Zillow: ‘It’s time to start shopping’


In the latest report pointing to a housing recovery, Zillow says a 0.5 percent month-to-month rise in it’s Home Value Index (ZHVI) marks the largest monthly increase since May 2006 – before home values hit the roof.

Home values decreased 0.5 percent from the fourth quarter of 2011 to the first quarter of 2012 and was down 3.1 percent on an annual basis.

Zillow offered good news on a more local front predicting home values in Phoenix should rise 6.5 percent over the next 12 months. In Miami, home values are expected to climb 5.6 percent.

“For people who have been waiting to time their home purchases close to the market bottom, it’s time to start shopping,” said Dr. Stan Humphries, Zillow chief economist.

Zillow also expects national home prices to fully bottom by the fourth quarter this year.

“While we don’t expect to see national home values continue to climb at a rate of 0.5 percent per month, it’s safe to assume they won’t fall much further in most markets. The Zillow Home Value Forecast predicts a national bottom in home values in the fourth quarter of this year,” according to statements in Humphries’ blog.

Zillow said markets already experiencing bottom conditions include Boston, Dallas, Denver, Miami, Orlando, Philadelphia, Phoenix, Pittsburgh, St. Louis and Tampa.

By year’s end, Baltimore, Los Angeles, and San Jose should join them. San Jose, CA came in with the highest ZHVI home value, $545,000. The lowest was Detroit, at $73,000.

Oklahoma City, OK had the greatest year-over-year home value increase, up 6.3 percent followed by Tulsa, 4.1 percent; Binghamton, NY, 4 percent; Ft Myers, FL, 3.9 percent and Grand Rapids, MI, 3.1 percent. At the bottom were Mobile, AL where values were down 11.1 percent; Chicago, down 9.7 percent; Lansing, MI, down 8.8 percent; Atlanta, GA down 8.7 percent and Tucson, AZ, down 8.6 percent.

Recovery uncertainty remains in Las Vegas, New York, Portland, Riverside, and San Diego.

Areas revealing both quarterly and annual home value appreciation included Pittsburgh, Denver, Honolulu, Phoenix, and Miami-Fort Lauderdale, the latter two among the hardest hit areas in the nation during the downturn.

Zillow advised low home values along with record low mortgage rates serves as a green light for buyers who’ve been sitting on the fence to leap off and get moving with home-buying plans.
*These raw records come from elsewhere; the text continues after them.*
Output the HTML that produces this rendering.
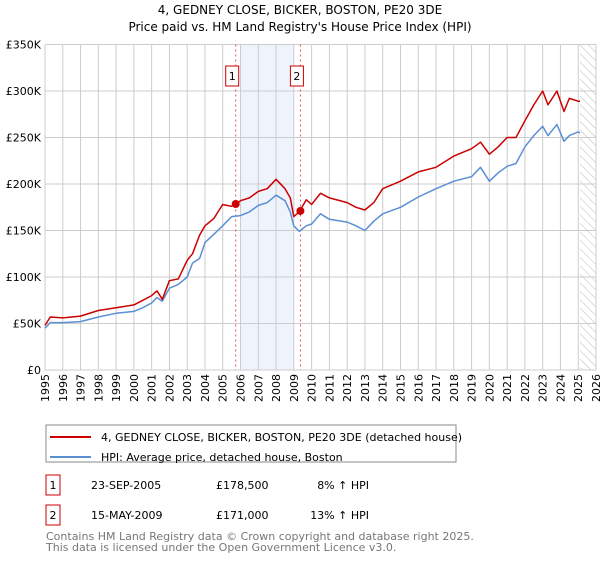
<!DOCTYPE html>
<html><head><meta charset="utf-8"><style>
body{margin:0;background:#fff;font-family:"Liberation Sans","DejaVu Sans",sans-serif;}
text{font-family:"DejaVu Sans","Liberation Sans",sans-serif;}
</style></head><body>
<svg id="c" width="600" height="560" xmlns="http://www.w3.org/2000/svg">
<text x="300" y="14" text-anchor="middle" font-size="12">4, GEDNEY CLOSE, BICKER, BOSTON, PE20 3DE</text>
<text x="300" y="31" text-anchor="middle" font-size="12">Price paid vs. HM Land Registry's House Price Index (HPI)</text>
<g id="plot"></g>
<rect x="46" y="425" width="410" height="37" fill="#fff" stroke="#888"/>
<line x1="50" y1="437" x2="91" y2="437" stroke="#cc0000" stroke-width="2"/>
<text x="101" y="441" font-size="11">4, GEDNEY CLOSE, BICKER, BOSTON, PE20 3DE (detached house)</text>
<line x1="50" y1="457" x2="91" y2="457" stroke="#5b8fd4" stroke-width="2"/>
<text x="101" y="461" font-size="11">HPI: Average price, detached house, Boston</text>
<g>
<rect x="46" y="475" width="14" height="20" fill="none" stroke="#cc0000"/>
<text x="53" y="489" font-size="11" text-anchor="middle">1</text>
<text x="91" y="489" font-size="11">23-SEP-2005</text>
<text x="216" y="489" font-size="11">£178,500</text>
<text x="369" y="489" font-size="11" text-anchor="end">8% ↑ HPI</text></g>
<g>
<rect x="46" y="505" width="14" height="20" fill="none" stroke="#cc0000"/>
<text x="53" y="519" font-size="11" text-anchor="middle">2</text>
<text x="91" y="519" font-size="11">15-MAY-2009</text>
<text x="216" y="519" font-size="11">£171,000</text>
<text x="369" y="519" font-size="11" text-anchor="end">13% ↑ HPI</text></g>
<text x="46" y="540" font-size="11" fill="#777">Contains HM Land Registry data © Crown copyright and database right 2025.</text>
<text x="46" y="551" font-size="11" fill="#777">This data is licensed under the Open Government Licence v3.0.</text>
</svg>
<script>
const hpiYears=[1995,1995.3,1996,1997,1998,1999,2000,2000.5,2001,2001.3,2001.6,2002,2002.5,2003,2003.3,2003.7,2004,2004.5,2005,2005.5,2006,2006.5,2007,2007.5,2008,2008.5,2008.8,2009,2009.3,2009.7,2010,2010.5,2011,2012,2012.5,2013,2013.5,2014,2015,2016,2017,2018,2019,2019.5,2020,2020.5,2021,2021.5,2022,2022.5,2023,2023.3,2023.8,2024.2,2024.5,2025,2025.1];
const hpiValues=[45,51,51,52,57,61,63,67,72,78,74,88,92,100,115,120,137,146,155,165,166,170,177,180,188,182,170,155,149,155,157,168,162,159,155,150,160,168,175,186,195,203,208,218,203,212,219,222,240,252,262,252,264,246,252,256,255];
const priceYears=hpiYears;
const priceValues=[48,57,56,58,64,67,70,75,80,85,76,96,98,118,125,145,155,163,178,176,182,185,192,195,205,195,185,165,170,183,178,190,185,180,175,172,180,195,203,213,218,230,238,245,232,240,250,250,268,285,300,285,300,278,292,289,289];
const saleDates=[2005.73,2009.37];
const salePrices=[178.5,171];
const saleLabels=["1","2"];
const yTicks=[0,50,100,150,200,250,300,350];
const yTickLabels=["£0","£50K","£100K","£150K","£200K","£250K","£300K","£350K"];
const xTicks=[];for(let y=1995;y<=2026;y++)xTicks.push(y);
const NS="http://www.w3.org/2000/svg";
const X0=45,X1=596,Y0=370,Y1=44.5;
const xs=v=>X0+(v-1995)/(2026-1995)*(X1-X0);
const ys=v=>Y0-v/350*(Y0-Y1);
const g=document.getElementById('plot');
function mk(t,a){const e=document.createElementNS(NS,t);for(const k in a)e.setAttribute(k,a[k]);g.appendChild(e);return e;}
let e;
e=mk('rect',{x:xs(2006),y:Y1,width:xs(2009)-xs(2006),height:Y0-Y1,fill:'#eef3fc'});


const defs=mk('defs',{});
defs.innerHTML='<pattern id="h" width="6" height="6" patternUnits="userSpaceOnUse" patternTransform="rotate(-45)"><line x1="0" y1="0" x2="0" y2="6" stroke="#bbb" stroke-width="1"/></pattern>';
e=mk('rect',{x:xs(2025.1),y:Y1,width:X1-xs(2025.1),height:Y0-Y1,fill:'url(#h)'});


yTicks.forEach((t,i)=>{
 e=mk('line',{x1:X0,x2:X1,y1:ys(t),y2:ys(t),stroke:'#ccc'});
 
 
 e=mk('text',{x:X0-4,y:ys(t)+4,'text-anchor':'end','font-size':'11'});e.textContent=yTickLabels[i];
 
 
});
xTicks.forEach(t=>{
 e=mk('line',{x1:xs(t),x2:xs(t),y1:Y1,y2:Y0,stroke:'#ccc'});
 
 
 e=mk('text',{x:0,y:0,'font-size':'11','text-anchor':'end',transform:`translate(${xs(t)+4},${Y0+4}) rotate(-90)`});e.textContent=t;
 
 
});
saleDates.forEach((d,i)=>{
 e=mk('line',{x1:xs(d),x2:xs(d),y1:Y1,y2:Y0,stroke:'#e05050','stroke-dasharray':'2,3'});
 
 
 e=mk('rect',{x:xs(d)-10,y:66,width:13,height:20,fill:'#fff',stroke:'#cc0000'});
 
 
 e=mk('text',{x:xs(d)-3.5,y:80,'text-anchor':'middle','font-size':'11'});e.textContent=saleLabels[i];
 
 
});
function line(xa,va,col,name){
 const p=xa.map((x,i)=>(i?'L':'M')+xs(x).toFixed(1)+','+ys(va[i]).toFixed(1)).join('');
 e=mk('path',{d:p,fill:'none',stroke:col,'stroke-width':'1.5','stroke-linejoin':'round'});
 
 
}
line(hpiYears,hpiValues,'#5b8fd4','hpi-line');
line(priceYears,priceValues,'#cc0000','property-price-line');
saleDates.forEach((d,i)=>{
 e=mk('circle',{cx:xs(d),cy:ys(salePrices[i]),r:4,fill:'#cc0000'});
 
 
});
</script>
</body></html>
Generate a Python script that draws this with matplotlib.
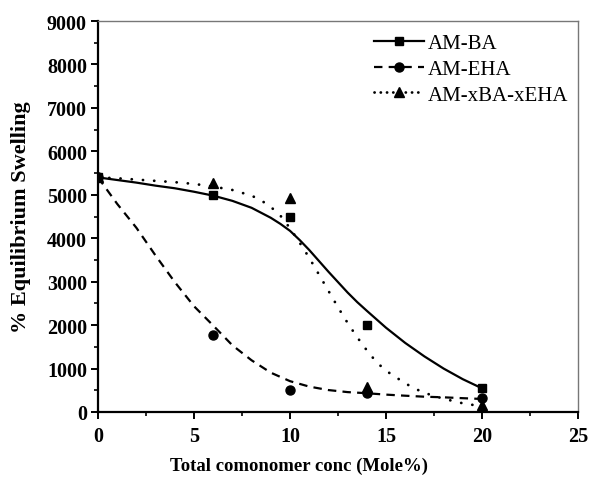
import matplotlib
matplotlib.use("Agg")
import matplotlib.pyplot as plt
from matplotlib.ticker import MultipleLocator

# measured swelling (%), comonomer conc in mole %
conc = [0, 6, 10, 14, 20]
am_ba = [5400, 5000, 4500, 2000, 550]
am_eha = [5400, 1780, 515, 440, 315]
am_mix = [5400, 5270, 4920, 570, 160]

# fitted curves
ba_fit_x = [0, 1, 2, 3, 4, 5, 6, 7, 8, 9, 9.5, 10, 10.5, 11, 11.5, 12, 12.5,
            13, 13.5, 14, 15, 16, 17, 18, 19, 20]
ba_fit = [5400, 5340, 5280, 5210, 5150, 5070, 4980, 4860, 4700, 4470, 4330,
          4170, 3960, 3730, 3480, 3230, 2990, 2750, 2530, 2330, 1940, 1590,
          1280, 1000, 755, 545]

eha_fit_x = [0, 1, 2, 3, 4, 5, 6, 7, 8, 9, 10, 11, 12, 13, 14, 15, 16, 17,
             18, 19, 20]
eha_fit = [5400, 4790, 4240, 3600, 2990, 2435, 1990, 1535, 1190, 905, 710,
           585, 505, 458, 432, 400, 375, 352, 338, 318, 300]

mix_fit_x = [0, 1, 2, 3, 4, 5, 6, 7, 8, 8.5, 9, 9.5, 10, 10.5, 11, 11.5, 12,
             12.5, 13, 13.5, 14, 14.5, 15, 16, 16.5, 17, 18, 19, 20]
mix_fit = [5400, 5380, 5350, 5320, 5290, 5250, 5190, 5110, 4980, 4870, 4720,
           4520, 4230, 3900, 3550, 3170, 2790, 2410, 2050, 1720, 1420, 1150,
           950, 660, 540, 440, 305, 200, 130]

plt.rcParams['font.family'] = ['Liberation Serif', 'DejaVu Serif']

fig = plt.figure(figsize=(5.9, 4.81), dpi=100)
ax = fig.add_axes([98 / 590, 1 - 413 / 481, 480 / 590, 391 / 481])

ax.plot(ba_fit_x, ba_fit, color='black', lw=1.6, ls='-')
ax.plot(eha_fit_x, eha_fit, color='black', lw=1.6, ls=(0, (3.8, 2.8)))
ax.plot(mix_fit_x, mix_fit, color='black', lw=2.0, ls=(0, (0.05, 4.0)),
        dash_capstyle='round')

ax.plot(conc, am_ba, ls='none', marker='s', ms=6, color='black')
ax.plot(conc, am_eha, ls='none', marker='o', ms=6.5, color='black')
ax.plot(conc, am_mix, ls='none', marker='^', ms=7, color='black')

# legend handles: line + marker
h1, = ax.plot([], [], color='black', lw=1.6, ls='-', marker='s', ms=6)
h2, = ax.plot([], [], color='black', lw=1.6, ls=(0, (3.8, 2.8)), marker='o', ms=6.5)
h3, = ax.plot([], [], color='black', lw=2.0, ls=(0, (0.05, 2.2)),
              dash_capstyle='round', marker='^', ms=7)
ax.legend([h1, h2, h3], ['AM-BA', 'AM-EHA', 'AM-xBA-xEHA'],
          loc='upper left', bbox_to_anchor=((374 - 98) / 480, 0.968),
          frameon=False, fontsize=15, handlelength=2.4, handletextpad=0.2,
          labelspacing=0.3, borderpad=0, borderaxespad=0)

ax.set_xlim(0, 25)
ax.set_ylim(0, 9000)
ax.xaxis.set_major_locator(MultipleLocator(5))
ax.xaxis.set_minor_locator(MultipleLocator(2.5))
ax.yaxis.set_major_locator(MultipleLocator(1000))
ax.yaxis.set_minor_locator(MultipleLocator(500))

for side in ['left', 'bottom']:
    ax.spines[side].set_linewidth(1.6)
    ax.spines[side].set_color('black')
for side in ['top', 'right']:
    ax.spines[side].set_linewidth(1.0)
    ax.spines[side].set_color('#777777')

ax.tick_params(which='major', direction='out', length=5, width=1.4,
               labelsize=14.5)
ax.tick_params(which='minor', direction='out', length=3, width=1.2)
ax.tick_params(axis='x', which='major', pad=5)
ax.tick_params(axis='y', which='major', pad=3)
for lab in ax.get_xticklabels() + ax.get_yticklabels():
    lab.set_fontweight('bold')

ax.set_xlabel('Total comonomer conc (Mole%)', fontsize=13.5, fontweight='bold')
ax.xaxis.set_label_coords((299 - 98) / 480, -0.115)
ax.set_ylabel('% Equilibrium Swelling', fontsize=16, fontweight='bold')
ax.yaxis.set_label_coords(-0.14, 0.5)

fig.savefig('out.png', dpi=100)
“As more home buyers get off the fence, home sales, both existing and new, will continue increasing and help stabilize home prices in the long run,” Zillow reported.

The index put the national home value at $146,200, still well off the peak of $193,800 recorded back in May of 2007. Home prices are back to late 2003 levels and are down 24.6 percent since the peak.

ZHVI covers 165 metropolitan areas of which 70 showed quarterly home value appreciation. Five metros remained flat, while 90 metros show home values losses. A sign of the times that a recovery is on the horizon exists in the 18 markets.

Rising rents are making home buying more attractive. The Zillow Rent Index (ZRI) shows year-over-year gains for over 70 percent of the metropolitan areas covered by the ZRI. Year-over-year rents were up 16.1 percent in Canton, OH; 15.6 percent in Philadelphia; 14.9 percent in Destin, FL; 14.4 percent in Vero Beach, FL and 14 percent in Des Moines, IA.

Foreclosure sales continue to depress home prices. In March foreclosures comprised 20.5 percent of all sales, a new ZHVI high.

“We expect foreclosure re-sales to continue their steady increase that we’ve seen over the last several months. While the heavy volume of foreclosures will put downward pressure on prices, this is an inevitable step on the road of housing market recovery,” the report offered.